There are levels.
As with all things.
There are levels to fatness.
If you’ve ever been fat, if you are fat, if you’ve only ever been fat, you know that these levels exist. Skinny people don’t know. They don’t realize the differences. They see fat, and they think everyone is the same, like white people assuming that the every tan person speaking Spanish is Mexican. We’re all the same to them until we’re not.
I blame Instagram.
I blame the Rom-Com ™️.
I blame romance novels.
They have fed us the lie of the acceptable fatness, while society has told us that there is no such thing, but oh, they’re “body positive.”
We live in the extreme of poor Bridget Jones bemoaning her fatness at what I’m guessing is at maximum a size 14 (a size I haven’t been since I was in the 8th grade) and having to suffer through the indignity of My 600 Pound Life and the Biggest Loser. We live in the side-eyed whispers of “at least I’m not that fat,” or “kill me if I ever get that fat.”
But what is that fat? Where do we draw the line of acceptable fat and unacceptable fat?
It’s become a game of “I know it, when I see it.” I know it when I see pictures of body positive fat girls and I wish to myself that I was that kind of fat. I know it when I see pictures of bed-ridden people who have gained too much weight to move under their own power. I hope to never be that fat and at the same time, I hate being someone who looks at someone else and prays to never look like them.
It makes me wonder how many people have seen me walk by and prayed the same thing.
Acceptable fat is cute. Acceptable fat is extra weight in just the right places. It’s rounded hips and thick, dimple free thighs. It’s smooth, evenly toned skin and only the slightest of belly budge.

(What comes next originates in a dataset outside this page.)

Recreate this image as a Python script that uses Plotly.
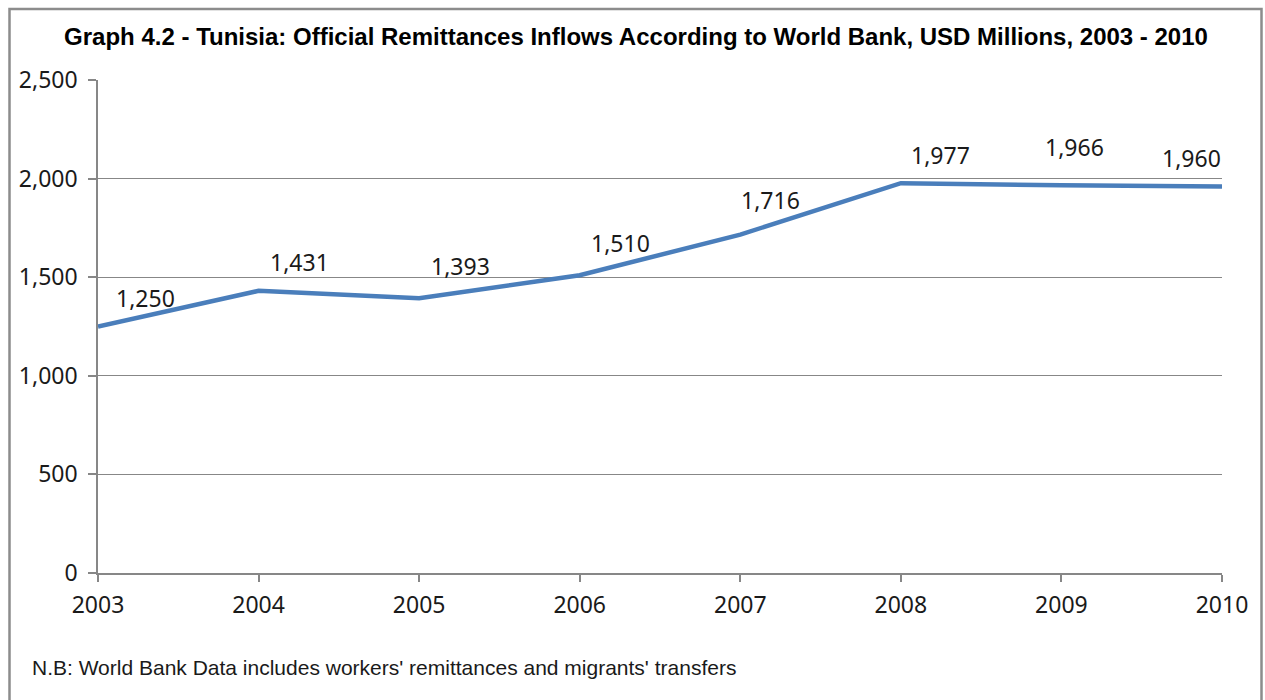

It is the true definition of a “tummy” and never ever a belly.
Bellies are disgusting.
Acceptable fat is having large breasts that don’t droop and without a fat back to accompany them.
Acceptable fat is still managing to have a smaller waist in comparison to your hips and bust.
Acceptable fat is using Marilyn Monroe as a Plus. Size. Icon.
“Marilyn Monroe was a size 14, love me, love my curves,” she says as she justifies eating another doughnut from the box in the office kitchen.”
This is the picture of acceptable fat and it’s a fucking lie.
In my life I have never been acceptable fat.
Even when I was much smaller than what I am now.
I am not acceptable fat, even after losing 100 lbs.
I am not acceptable fat even when I’ve taken n00ds and tried to imagine myself as a sexy, desirable woman.
And the scary thing is, that so many women and men have the same thoughts. Regardless of what size they are, how much they lose, and how much they gain.
Their body is unacceptable.
Our bodies are unacceptable.
How do we become acceptable?
I cannot envision the rest of my life compulsively counting my calories and yelling at myself for going above what is already an unhealthy limit.
If this were a smaller person, they would be yelled at and counseled for possibly being anorexic.
But because I am the weight that I am, the size that I am, no one would even question it.
No one should live on less than a thousand calories a day.
It’s unhealthy.
But I hate myself for reaching a thousand. I hate myself for being hungry. I hate myself for being hungrier when I work out. I want to be able to work out and not feel the need to eat more. I want to get through the day without feeling the need to eat at all.
And I’m scared that I cannot sustain this.
My greatest fear is that I completely break and I get to a point where I am fatter than I have ever been and I’ll never come back from it.
I think my greatest problem is that I don’t want to be acceptable fat; my problem is that I simply want to be, acceptable.